*What is expected:*
Copy every line of the data that contains the string "image".

[Rows from a dataset of charts and code]
____________

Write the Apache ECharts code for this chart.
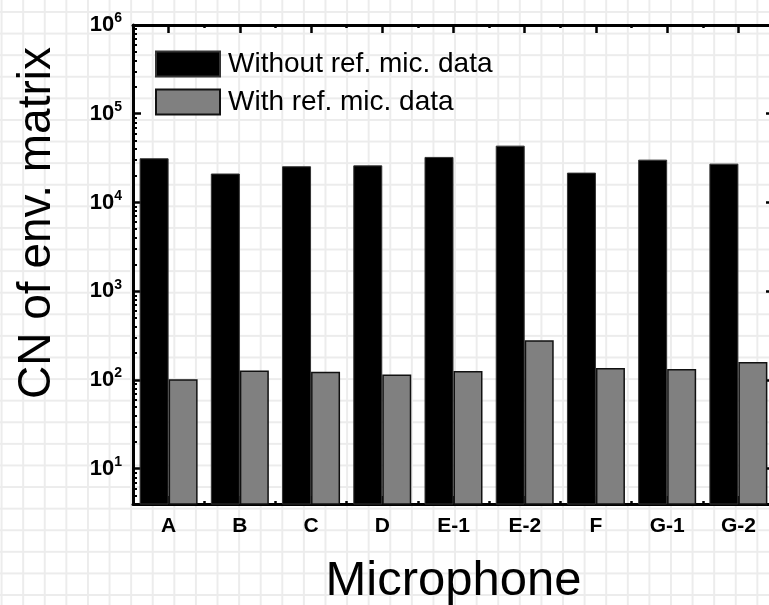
<!DOCTYPE html>
<html>
<head>
<meta charset="utf-8">
<script src="https://cdn.jsdelivr.net/npm/echarts@6/dist/echarts.min.js"></script>
<style>
  html, body { margin: 0; padding: 0; background: #fff; }
  #main {
    width: 769px; height: 605px;
    background-color: #fff;
    background-image:
      linear-gradient(to right, #ececec 2px, transparent 2px),
      linear-gradient(to bottom, #ececec 2px, transparent 2px);
    background-size: 21.6px 21.6px;
    background-position: 0.6px 11px;
  }
</style>
</head>
<body>
<div id="main"></div>
<script>
// 数据
var categories = ['A', 'B', 'C', 'D', 'E-1', 'E-2', 'F', 'G-1', 'G-2'];
var withoutRef = [31500, 21200, 25600, 26200, 32600, 43700, 21700, 30400, 27400];
var withRef = [102, 128, 124, 115, 126, 281, 136, 133, 159];
var yDecades = [1, 2, 3, 4, 5, 6];
var seriesNames = ['Without ref. mic. data', 'With ref. mic. data'];

var FONT = '"Liberation Sans", Arial, sans-serif';

var chart = echarts.init(document.getElementById('main'), null, { renderer: 'canvas' });

// y轴标签 10^n
function decadeLabel(v) {
  var e = Math.log(v) / Math.LN10;
  var r = Math.round(e);
  if (Math.abs(e - r) > 1e-6 || yDecades.indexOf(r) < 0) return '';
  return '{b|10}{s|' + r + '}';
}

function logAxis(pos, showLabel) {
  return {
    type: 'log',
    logBase: 10,
    min: 4,
    max: 1e6,
    position: pos,
    axisLine: { show: true, lineStyle: { color: '#000', width: 3 } },
    axisTick: { show: true, inside: true, length: 8, lineStyle: { color: '#000', width: 2.5 } },
    minorTick: { show: true, splitNumber: 9, length: 4, lineStyle: { color: '#000', width: 2 } },
    splitLine: { show: false },
    minorSplitLine: { show: false },
    axisLabel: {
      show: showLabel,
      margin: 11,
      formatter: decadeLabel,
      rich: {
        b: { fontFamily: FONT, fontWeight: 'bold', fontSize: 22, color: '#000', lineHeight: 27 },
        s: { fontFamily: FONT, fontWeight: 'bold', fontSize: 14, color: '#000', verticalAlign: 'top' }
      }
    }
  };
}

function catAxis(pos, opts) {
  return {
    type: 'category',
    data: categories,
    position: pos,
    axisLine: { show: opts.line, lineStyle: { color: '#000', width: 3 } },
    axisTick: { show: true, inside: true, alignWithLabel: opts.center, length: opts.len,
      lineStyle: { color: '#000', width: 2.5 } },
    axisLabel: opts.label ? {
      show: true, margin: 12, color: '#000', fontFamily: FONT, fontWeight: 'bold', fontSize: 21
    } : { show: false },
    splitLine: { show: false },
    name: opts.name || '',
    nameLocation: 'middle',
    nameGap: 53,
    nameTextStyle: { fontFamily: FONT, fontSize: 49, color: '#000' }
  };
}

var option = {
  animation: false,
  backgroundColor: 'transparent',
  grid: { left: 133, right: -5, top: 25, bottom: 101, containLabel: false, outerBoundsMode: 'none' },
  legend: {
    orient: 'vertical',
    left: 155,
    top: 50,
    padding: 0,
    itemWidth: 64,
    itemHeight: 25,
    itemGap: 10,
    icon: 'rect',
    textStyle: { fontFamily: FONT, fontSize: 28, color: '#000', padding: [0, 0, 0, 3] },
    data: seriesNames
  },
  xAxis: [
    catAxis('bottom', { line: true, center: true, len: 8, label: true, name: 'Microphone' }),
    catAxis('bottom', { line: false, center: false, len: 3, label: false }),
    catAxis('top', { line: true, center: true, len: 8, label: false }),
    catAxis('top', { line: false, center: false, len: 3, label: false })
  ],
  yAxis: [logAxis('left', true), logAxis('right', false)],
  graphic: [{
    type: 'text',
    x: 37,
    y: 223,
    rotation: Math.PI / 2,
    style: {
      text: 'CN of env. matrix',
      font: '46px ' + FONT,
      fill: '#000',
      align: 'center',
      verticalAlign: 'middle'
    }
  }],
  series: [{
    name: seriesNames[0],
    type: 'bar',
    xAxisIndex: 0,
    yAxisIndex: 0,
    barWidth: 29,
    barGap: '0%',
    itemStyle: { color: '#000', borderColor: '#333', borderWidth: 1 },
    data: withoutRef
  }, {
    name: seriesNames[1],
    type: 'bar',
    xAxisIndex: 0,
    yAxisIndex: 0,
    barWidth: 29,
    barGap: '0%',
    itemStyle: { color: '#808080', borderColor: '#111', borderWidth: 1.5 },
    data: withRef
  }]
};

chart.setOption(option);
</script>
</body>
</html>
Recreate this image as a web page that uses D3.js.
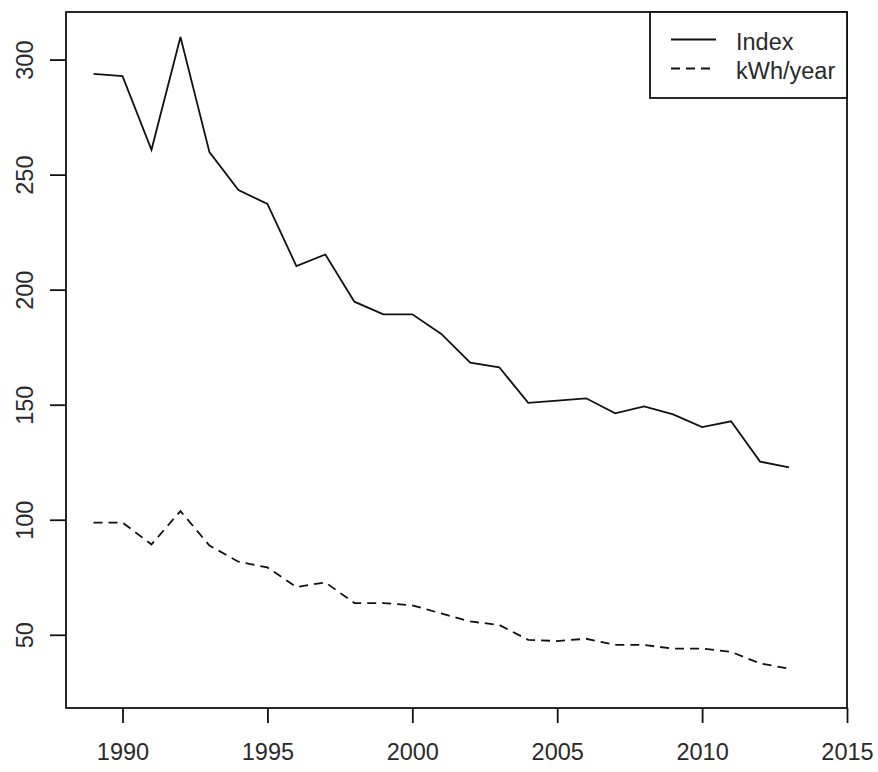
<!DOCTYPE html>
<html>
<head>
<meta charset="utf-8">
<script src="https://cdn.jsdelivr.net/npm/d3@7"></script>
<style>
  html, body { margin: 0; padding: 0; background: #fff; }
  text { font-family: "Liberation Sans", Arial, sans-serif; fill: #2a2a2a; }
</style>
</head>
<body>
<script>
// values
var years = [1989, 1990, 1991, 1992, 1993, 1994, 1995, 1996, 1997, 1998, 1999, 2000,
             2001, 2002, 2003, 2004, 2005, 2006, 2007, 2008, 2009, 2010, 2011, 2012, 2013];
var indexValues = [294, 293, 261, 310, 260, 243.5, 237.5, 210.5, 215.5, 195, 189.5, 189.5,
                   181, 168.5, 166.5, 151, 152, 153, 146.5, 149.5, 146, 140.5, 143, 125.5, 123];
var kwhValues = [99, 99, 89.5, 104, 89, 82, 79.5, 71, 73, 64, 64, 63,
                 59.5, 56, 54.5, 48, 47.5, 48.5, 45.8, 45.8, 44.2, 44.2, 42.8, 37.8, 35.5];
var xTicks = [1990, 1995, 2000, 2005, 2010, 2015];
var yTicks = [50, 100, 150, 200, 250, 300];
var legendLabels = ["Index", "kWh/year"];

var width = 878, height = 772;
var box = { left: 66, right: 847, top: 12, bottom: 708 };

var svg = d3.select("body").append("svg")
	.attr("width", width)
	.attr("height", height);

var x = d3.scaleLinear().domain([1988.05, 2015]).range([box.left, box.right]);
var y = d3.scaleLinear().domain([18.4, 320.9]).range([box.bottom, box.top]);

// plot frame
svg.append("rect")
	.attr("x", box.left).attr("y", box.top)
	.attr("width", box.right - box.left).attr("height", box.bottom - box.top)
	.attr("fill", "none").attr("stroke", "#111").attr("stroke-width", 1.8);

// x axis (R style: ticks pointing out, labels below)
var xAxis = d3.axisBottom(x).tickValues(xTicks).tickSize(15).tickPadding(20).tickFormat(d3.format("d"));
var gx = svg.append("g").attr("transform", "translate(0," + box.bottom + ")").call(xAxis);
gx.select(".domain").remove();
gx.selectAll("line").attr("stroke", "#111").attr("stroke-width", 1.8);
gx.selectAll("text").attr("font-size", 23.5).style("font-family", "Liberation Sans, Arial, sans-serif").attr("fill", "#2a2a2a");

// y axis, labels rotated like R's default las=0
var gy = svg.append("g");
gy.selectAll("line").data(yTicks).enter().append("line")
	.attr("x1", box.left - 16).attr("x2", box.left)
	.attr("y1", function(d) { return y(d); }).attr("y2", function(d) { return y(d); })
	.attr("stroke", "#111").attr("stroke-width", 1.8);
gy.selectAll("text").data(yTicks).enter().append("text")
	.attr("transform", function(d) { return "translate(33," + y(d) + ") rotate(-90)"; })
	.attr("text-anchor", "middle")
	.attr("font-size", 23.5)
	.text(function(d) { return d; });

// series
var lineGen = function(vals) {
	return d3.line()
		.x(function(d, i) { return x(years[i]); })
		.y(function(d) { return y(d); })(vals);
};
svg.append("path").attr("d", lineGen(indexValues))
	.attr("fill", "none").attr("stroke", "#111").attr("stroke-width", 1.8);
svg.append("path").attr("d", lineGen(kwhValues))
	.attr("fill", "none").attr("stroke", "#111").attr("stroke-width", 1.8)
	.attr("stroke-dasharray", "9,6");

// legend
var legend = svg.append("g");
legend.append("rect")
	.attr("x", 650).attr("y", box.top)
	.attr("width", box.right - 650).attr("height", 86)
	.attr("fill", "#fff").attr("stroke", "#111").attr("stroke-width", 1.8);
legendLabels.forEach(function(lab, i) {
	var ly = 39.5 + i * 29;
	legend.append("line")
		.attr("x1", 671).attr("x2", 716).attr("y1", ly).attr("y2", ly)
		.attr("stroke", "#111").attr("stroke-width", 1.8)
		.attr("stroke-dasharray", i === 1 ? "9,6" : null);
	legend.append("text")
		.attr("x", 736).attr("y", ly + 10.5)
		.attr("font-size", 23.5)
		.text(lab);
});
</script>
</body>
</html>
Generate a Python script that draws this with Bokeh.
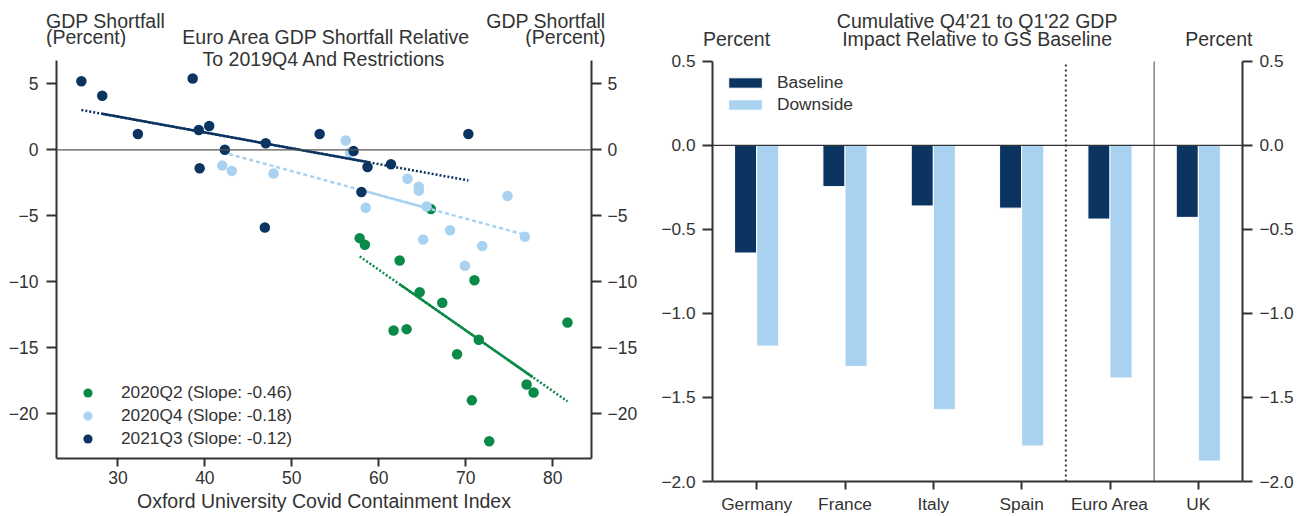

____________

*Answer to this task:*
    background-image:
Recreate this image as a web page that uses D3.js.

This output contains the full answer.